Stated problem: Keep pictures out. Copy exactly the lines from the one containing "Reproduce this chart with matplotlib." to the one containing "return [l /", endpoints included.

─── Data for processing

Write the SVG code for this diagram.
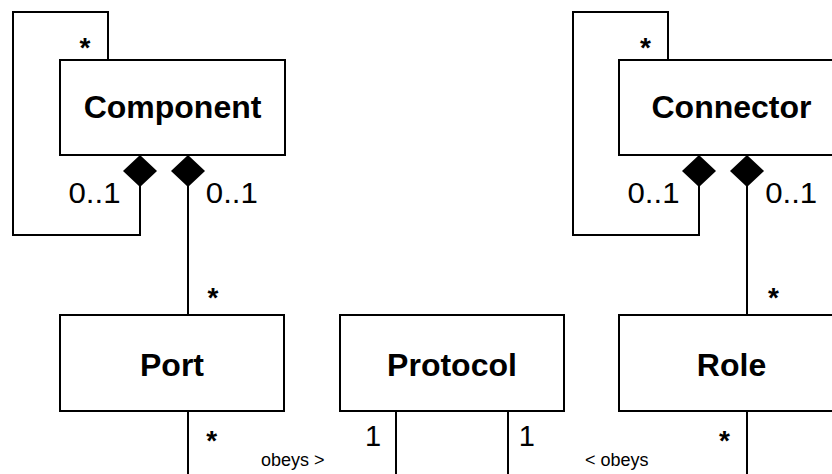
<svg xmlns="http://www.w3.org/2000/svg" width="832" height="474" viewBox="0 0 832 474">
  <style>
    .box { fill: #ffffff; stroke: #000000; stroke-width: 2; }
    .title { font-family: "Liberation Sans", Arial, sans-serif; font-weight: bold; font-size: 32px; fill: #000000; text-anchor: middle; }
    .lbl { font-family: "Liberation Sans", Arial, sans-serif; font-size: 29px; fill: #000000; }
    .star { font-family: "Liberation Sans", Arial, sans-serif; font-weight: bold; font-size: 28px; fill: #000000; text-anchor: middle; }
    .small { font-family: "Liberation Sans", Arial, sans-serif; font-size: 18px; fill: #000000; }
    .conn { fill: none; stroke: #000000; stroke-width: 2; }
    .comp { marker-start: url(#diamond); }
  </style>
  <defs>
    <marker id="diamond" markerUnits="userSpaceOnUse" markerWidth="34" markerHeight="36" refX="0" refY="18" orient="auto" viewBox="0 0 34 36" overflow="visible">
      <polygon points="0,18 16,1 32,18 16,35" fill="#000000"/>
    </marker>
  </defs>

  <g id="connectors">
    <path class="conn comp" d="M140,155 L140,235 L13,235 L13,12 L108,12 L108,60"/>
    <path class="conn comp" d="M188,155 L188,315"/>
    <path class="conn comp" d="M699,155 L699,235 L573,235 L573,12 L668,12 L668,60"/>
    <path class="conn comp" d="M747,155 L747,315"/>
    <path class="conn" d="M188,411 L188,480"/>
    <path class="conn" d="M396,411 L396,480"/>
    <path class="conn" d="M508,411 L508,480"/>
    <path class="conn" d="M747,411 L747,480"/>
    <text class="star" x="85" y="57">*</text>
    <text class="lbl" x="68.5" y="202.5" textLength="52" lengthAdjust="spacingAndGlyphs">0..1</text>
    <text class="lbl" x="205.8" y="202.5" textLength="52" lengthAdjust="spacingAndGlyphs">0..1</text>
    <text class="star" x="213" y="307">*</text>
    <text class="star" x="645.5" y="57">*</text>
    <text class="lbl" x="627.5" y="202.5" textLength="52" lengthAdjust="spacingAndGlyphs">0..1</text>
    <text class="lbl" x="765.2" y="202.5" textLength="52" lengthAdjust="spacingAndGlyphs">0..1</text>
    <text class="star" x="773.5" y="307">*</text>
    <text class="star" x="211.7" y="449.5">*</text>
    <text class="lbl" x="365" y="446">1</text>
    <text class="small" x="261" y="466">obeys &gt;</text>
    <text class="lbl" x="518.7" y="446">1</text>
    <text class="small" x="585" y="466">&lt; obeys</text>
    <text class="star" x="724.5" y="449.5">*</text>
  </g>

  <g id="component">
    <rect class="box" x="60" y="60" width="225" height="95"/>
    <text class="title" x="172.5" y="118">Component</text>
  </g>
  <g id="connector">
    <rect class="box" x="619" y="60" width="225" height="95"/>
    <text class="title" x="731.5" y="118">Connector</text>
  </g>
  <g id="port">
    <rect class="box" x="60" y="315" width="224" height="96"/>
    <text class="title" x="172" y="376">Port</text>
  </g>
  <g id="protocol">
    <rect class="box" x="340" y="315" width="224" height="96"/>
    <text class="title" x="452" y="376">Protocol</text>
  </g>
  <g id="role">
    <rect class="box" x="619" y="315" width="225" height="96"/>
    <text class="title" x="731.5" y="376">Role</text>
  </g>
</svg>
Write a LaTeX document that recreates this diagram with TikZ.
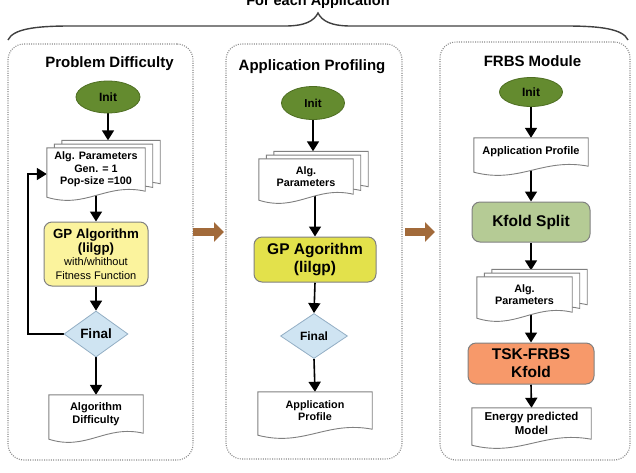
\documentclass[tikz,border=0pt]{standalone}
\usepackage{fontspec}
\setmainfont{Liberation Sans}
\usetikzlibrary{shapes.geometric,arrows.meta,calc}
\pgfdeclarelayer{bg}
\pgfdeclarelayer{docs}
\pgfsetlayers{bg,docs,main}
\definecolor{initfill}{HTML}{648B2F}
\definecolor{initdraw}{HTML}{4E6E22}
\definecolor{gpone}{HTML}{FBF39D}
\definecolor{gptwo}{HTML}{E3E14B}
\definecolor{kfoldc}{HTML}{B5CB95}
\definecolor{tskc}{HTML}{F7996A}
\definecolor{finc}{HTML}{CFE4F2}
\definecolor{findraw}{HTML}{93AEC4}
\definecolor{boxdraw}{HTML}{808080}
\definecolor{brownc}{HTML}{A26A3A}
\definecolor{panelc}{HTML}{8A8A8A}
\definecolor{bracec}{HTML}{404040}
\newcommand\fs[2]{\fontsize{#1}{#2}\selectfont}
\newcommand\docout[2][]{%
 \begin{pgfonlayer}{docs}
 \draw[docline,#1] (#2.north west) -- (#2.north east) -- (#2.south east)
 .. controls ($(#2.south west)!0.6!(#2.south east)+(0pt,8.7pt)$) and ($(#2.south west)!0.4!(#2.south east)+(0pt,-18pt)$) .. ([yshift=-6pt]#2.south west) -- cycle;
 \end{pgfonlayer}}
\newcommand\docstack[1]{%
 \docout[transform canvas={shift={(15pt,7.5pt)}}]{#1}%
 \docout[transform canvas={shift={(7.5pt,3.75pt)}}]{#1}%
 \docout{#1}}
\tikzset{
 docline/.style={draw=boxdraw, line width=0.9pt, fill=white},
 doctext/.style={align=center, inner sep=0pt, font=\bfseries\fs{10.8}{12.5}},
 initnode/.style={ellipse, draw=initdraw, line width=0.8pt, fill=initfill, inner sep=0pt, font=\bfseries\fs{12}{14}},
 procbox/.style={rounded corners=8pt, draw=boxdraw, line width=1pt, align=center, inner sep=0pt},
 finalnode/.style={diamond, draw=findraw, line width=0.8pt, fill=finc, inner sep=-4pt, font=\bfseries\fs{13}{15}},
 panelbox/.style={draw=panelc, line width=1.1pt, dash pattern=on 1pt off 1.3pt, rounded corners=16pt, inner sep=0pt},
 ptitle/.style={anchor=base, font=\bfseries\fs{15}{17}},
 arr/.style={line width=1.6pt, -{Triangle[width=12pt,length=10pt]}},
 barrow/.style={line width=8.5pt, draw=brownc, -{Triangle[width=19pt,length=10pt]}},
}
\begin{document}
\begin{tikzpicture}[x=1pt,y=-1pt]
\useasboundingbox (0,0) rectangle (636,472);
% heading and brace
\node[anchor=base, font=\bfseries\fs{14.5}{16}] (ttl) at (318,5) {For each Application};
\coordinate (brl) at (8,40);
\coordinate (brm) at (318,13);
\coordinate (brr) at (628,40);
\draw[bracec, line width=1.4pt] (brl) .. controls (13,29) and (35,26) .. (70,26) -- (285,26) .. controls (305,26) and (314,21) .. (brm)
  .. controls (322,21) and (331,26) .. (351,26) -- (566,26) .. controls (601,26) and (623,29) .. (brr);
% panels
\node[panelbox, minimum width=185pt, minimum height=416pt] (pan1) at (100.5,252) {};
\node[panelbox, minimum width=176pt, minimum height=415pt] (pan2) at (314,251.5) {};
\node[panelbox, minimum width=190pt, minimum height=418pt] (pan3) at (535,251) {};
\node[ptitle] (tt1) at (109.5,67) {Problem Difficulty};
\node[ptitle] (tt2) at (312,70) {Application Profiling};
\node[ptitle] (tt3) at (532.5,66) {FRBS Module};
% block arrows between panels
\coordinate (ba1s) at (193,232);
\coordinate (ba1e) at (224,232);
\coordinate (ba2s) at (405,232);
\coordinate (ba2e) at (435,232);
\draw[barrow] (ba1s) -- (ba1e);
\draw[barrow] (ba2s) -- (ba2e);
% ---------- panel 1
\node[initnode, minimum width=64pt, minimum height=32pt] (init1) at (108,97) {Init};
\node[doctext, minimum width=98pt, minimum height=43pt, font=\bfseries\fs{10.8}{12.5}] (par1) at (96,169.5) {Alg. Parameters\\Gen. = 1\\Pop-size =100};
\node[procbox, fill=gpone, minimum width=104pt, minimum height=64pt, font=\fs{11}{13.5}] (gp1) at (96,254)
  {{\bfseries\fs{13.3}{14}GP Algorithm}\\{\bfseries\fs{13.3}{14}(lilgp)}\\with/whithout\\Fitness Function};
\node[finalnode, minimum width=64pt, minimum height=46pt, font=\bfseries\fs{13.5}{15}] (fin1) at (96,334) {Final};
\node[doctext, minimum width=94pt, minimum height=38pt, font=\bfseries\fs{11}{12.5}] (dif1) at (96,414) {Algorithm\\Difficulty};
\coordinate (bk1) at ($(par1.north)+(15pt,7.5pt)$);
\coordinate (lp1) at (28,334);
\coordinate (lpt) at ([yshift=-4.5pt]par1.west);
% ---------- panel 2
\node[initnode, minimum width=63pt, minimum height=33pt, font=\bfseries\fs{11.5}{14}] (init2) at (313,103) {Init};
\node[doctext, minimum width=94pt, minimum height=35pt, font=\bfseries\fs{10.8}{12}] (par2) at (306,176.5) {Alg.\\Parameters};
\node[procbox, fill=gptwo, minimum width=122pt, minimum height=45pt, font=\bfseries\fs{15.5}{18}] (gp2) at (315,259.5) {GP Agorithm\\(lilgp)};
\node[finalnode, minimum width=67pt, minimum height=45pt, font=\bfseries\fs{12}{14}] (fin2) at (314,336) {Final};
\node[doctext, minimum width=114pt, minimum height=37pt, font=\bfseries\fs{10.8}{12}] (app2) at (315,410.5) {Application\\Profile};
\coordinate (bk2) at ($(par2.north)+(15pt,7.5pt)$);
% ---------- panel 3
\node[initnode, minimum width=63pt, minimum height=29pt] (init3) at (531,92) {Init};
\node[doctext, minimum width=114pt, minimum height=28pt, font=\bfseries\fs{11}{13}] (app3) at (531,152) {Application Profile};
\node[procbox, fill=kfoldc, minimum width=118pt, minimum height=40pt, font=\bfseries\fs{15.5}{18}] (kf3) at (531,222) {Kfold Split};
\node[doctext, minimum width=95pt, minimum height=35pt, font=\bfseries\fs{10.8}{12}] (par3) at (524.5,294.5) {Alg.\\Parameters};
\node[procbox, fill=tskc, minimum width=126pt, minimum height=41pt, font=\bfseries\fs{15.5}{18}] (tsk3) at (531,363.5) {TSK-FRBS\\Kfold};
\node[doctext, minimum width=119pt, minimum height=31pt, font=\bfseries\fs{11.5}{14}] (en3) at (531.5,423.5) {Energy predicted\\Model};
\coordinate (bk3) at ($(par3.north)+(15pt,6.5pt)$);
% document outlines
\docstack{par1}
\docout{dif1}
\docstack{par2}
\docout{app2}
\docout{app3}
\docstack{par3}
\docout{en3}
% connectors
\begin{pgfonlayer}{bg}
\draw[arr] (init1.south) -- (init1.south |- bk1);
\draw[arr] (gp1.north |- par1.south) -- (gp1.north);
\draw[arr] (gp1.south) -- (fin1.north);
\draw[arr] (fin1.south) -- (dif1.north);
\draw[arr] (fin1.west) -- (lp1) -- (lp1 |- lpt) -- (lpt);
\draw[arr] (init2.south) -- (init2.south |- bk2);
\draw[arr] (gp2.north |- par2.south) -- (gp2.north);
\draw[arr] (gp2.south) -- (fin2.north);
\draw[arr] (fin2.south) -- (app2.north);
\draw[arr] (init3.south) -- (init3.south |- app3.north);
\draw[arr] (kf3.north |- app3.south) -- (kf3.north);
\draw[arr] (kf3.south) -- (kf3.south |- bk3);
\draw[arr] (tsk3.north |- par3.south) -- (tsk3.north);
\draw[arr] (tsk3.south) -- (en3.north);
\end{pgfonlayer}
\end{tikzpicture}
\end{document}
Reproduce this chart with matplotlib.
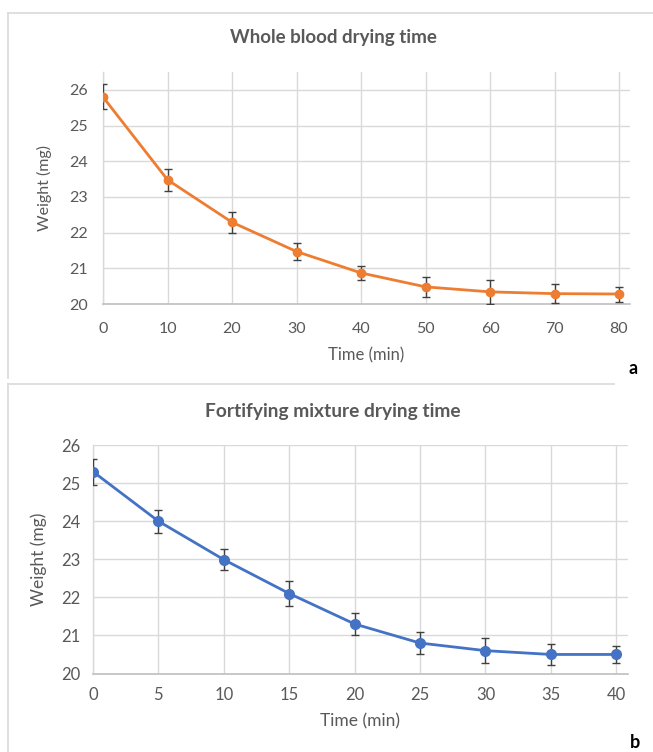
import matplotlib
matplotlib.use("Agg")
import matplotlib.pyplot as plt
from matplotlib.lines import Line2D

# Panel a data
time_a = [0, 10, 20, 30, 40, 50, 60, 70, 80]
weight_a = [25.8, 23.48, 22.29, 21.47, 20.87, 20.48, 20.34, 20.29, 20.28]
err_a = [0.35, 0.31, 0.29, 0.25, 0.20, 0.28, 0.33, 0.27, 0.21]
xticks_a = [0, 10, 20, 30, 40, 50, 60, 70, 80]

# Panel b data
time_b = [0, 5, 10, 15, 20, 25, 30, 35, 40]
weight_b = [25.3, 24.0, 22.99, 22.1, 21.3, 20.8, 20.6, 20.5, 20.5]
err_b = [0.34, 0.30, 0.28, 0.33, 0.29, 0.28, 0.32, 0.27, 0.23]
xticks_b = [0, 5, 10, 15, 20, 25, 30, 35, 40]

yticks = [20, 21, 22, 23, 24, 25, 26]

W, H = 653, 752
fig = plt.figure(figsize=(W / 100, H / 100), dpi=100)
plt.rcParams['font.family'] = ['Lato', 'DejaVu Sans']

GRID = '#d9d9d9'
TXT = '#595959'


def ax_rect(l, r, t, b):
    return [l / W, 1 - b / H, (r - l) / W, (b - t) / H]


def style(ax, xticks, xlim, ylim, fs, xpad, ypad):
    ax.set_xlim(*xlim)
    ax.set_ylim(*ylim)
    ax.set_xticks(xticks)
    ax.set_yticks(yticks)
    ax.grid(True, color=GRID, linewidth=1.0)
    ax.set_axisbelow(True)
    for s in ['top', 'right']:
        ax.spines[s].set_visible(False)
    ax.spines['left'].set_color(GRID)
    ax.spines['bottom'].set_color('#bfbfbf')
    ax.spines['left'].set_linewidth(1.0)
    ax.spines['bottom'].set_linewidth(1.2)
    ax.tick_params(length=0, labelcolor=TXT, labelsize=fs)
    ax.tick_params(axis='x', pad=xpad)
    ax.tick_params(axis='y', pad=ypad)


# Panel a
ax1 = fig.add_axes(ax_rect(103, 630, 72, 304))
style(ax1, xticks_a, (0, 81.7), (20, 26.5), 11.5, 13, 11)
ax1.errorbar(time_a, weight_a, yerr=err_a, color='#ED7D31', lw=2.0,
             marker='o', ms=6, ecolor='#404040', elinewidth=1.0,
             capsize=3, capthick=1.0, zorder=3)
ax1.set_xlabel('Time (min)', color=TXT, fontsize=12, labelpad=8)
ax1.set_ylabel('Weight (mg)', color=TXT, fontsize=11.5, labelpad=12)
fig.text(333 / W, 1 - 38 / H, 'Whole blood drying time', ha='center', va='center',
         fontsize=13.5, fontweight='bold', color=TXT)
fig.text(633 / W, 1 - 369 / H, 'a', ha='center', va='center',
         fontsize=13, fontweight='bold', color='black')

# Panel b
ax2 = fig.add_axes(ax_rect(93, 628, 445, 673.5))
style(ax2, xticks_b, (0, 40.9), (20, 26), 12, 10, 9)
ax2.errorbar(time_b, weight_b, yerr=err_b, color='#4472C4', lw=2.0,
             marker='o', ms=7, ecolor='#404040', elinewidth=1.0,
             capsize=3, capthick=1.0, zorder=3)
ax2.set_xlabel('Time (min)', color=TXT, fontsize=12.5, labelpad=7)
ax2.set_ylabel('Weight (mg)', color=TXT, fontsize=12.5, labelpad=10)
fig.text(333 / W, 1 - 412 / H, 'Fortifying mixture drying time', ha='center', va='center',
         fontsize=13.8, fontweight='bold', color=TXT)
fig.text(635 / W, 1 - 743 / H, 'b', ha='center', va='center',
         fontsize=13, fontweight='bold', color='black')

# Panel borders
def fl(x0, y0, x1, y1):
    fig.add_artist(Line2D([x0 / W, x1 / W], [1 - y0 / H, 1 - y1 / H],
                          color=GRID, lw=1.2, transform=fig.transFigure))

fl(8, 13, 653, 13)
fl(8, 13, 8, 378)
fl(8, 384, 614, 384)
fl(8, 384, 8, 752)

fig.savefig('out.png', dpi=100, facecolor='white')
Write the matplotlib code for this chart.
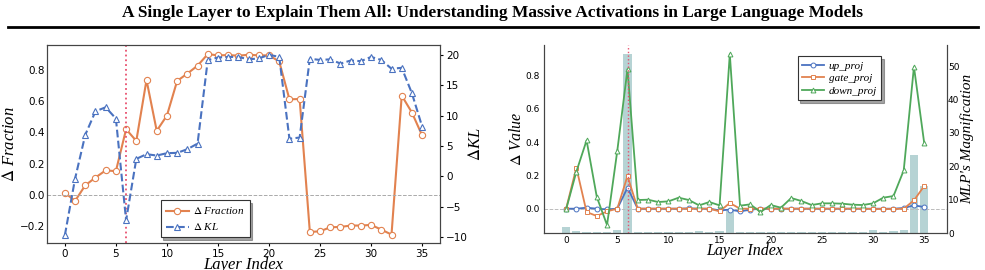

──────

Complete response:
Reproduce this chart with matplotlib.
import matplotlib
matplotlib.use("Agg")
import matplotlib.pyplot as plt
from matplotlib.lines import Line2D

# Panel a data
time_a = [0, 10, 20, 30, 40, 50, 60, 70, 80]
weight_a = [25.8, 23.48, 22.29, 21.47, 20.87, 20.48, 20.34, 20.29, 20.28]
err_a = [0.35, 0.31, 0.29, 0.25, 0.20, 0.28, 0.33, 0.27, 0.21]
xticks_a = [0, 10, 20, 30, 40, 50, 60, 70, 80]

# Panel b data
time_b = [0, 5, 10, 15, 20, 25, 30, 35, 40]
weight_b = [25.3, 24.0, 22.99, 22.1, 21.3, 20.8, 20.6, 20.5, 20.5]
err_b = [0.34, 0.30, 0.28, 0.33, 0.29, 0.28, 0.32, 0.27, 0.23]
xticks_b = [0, 5, 10, 15, 20, 25, 30, 35, 40]

yticks = [20, 21, 22, 23, 24, 25, 26]

W, H = 653, 752
fig = plt.figure(figsize=(W / 100, H / 100), dpi=100)
plt.rcParams['font.family'] = ['Lato', 'DejaVu Sans']

GRID = '#d9d9d9'
TXT = '#595959'


def ax_rect(l, r, t, b):
    return [l / W, 1 - b / H, (r - l) / W, (b - t) / H]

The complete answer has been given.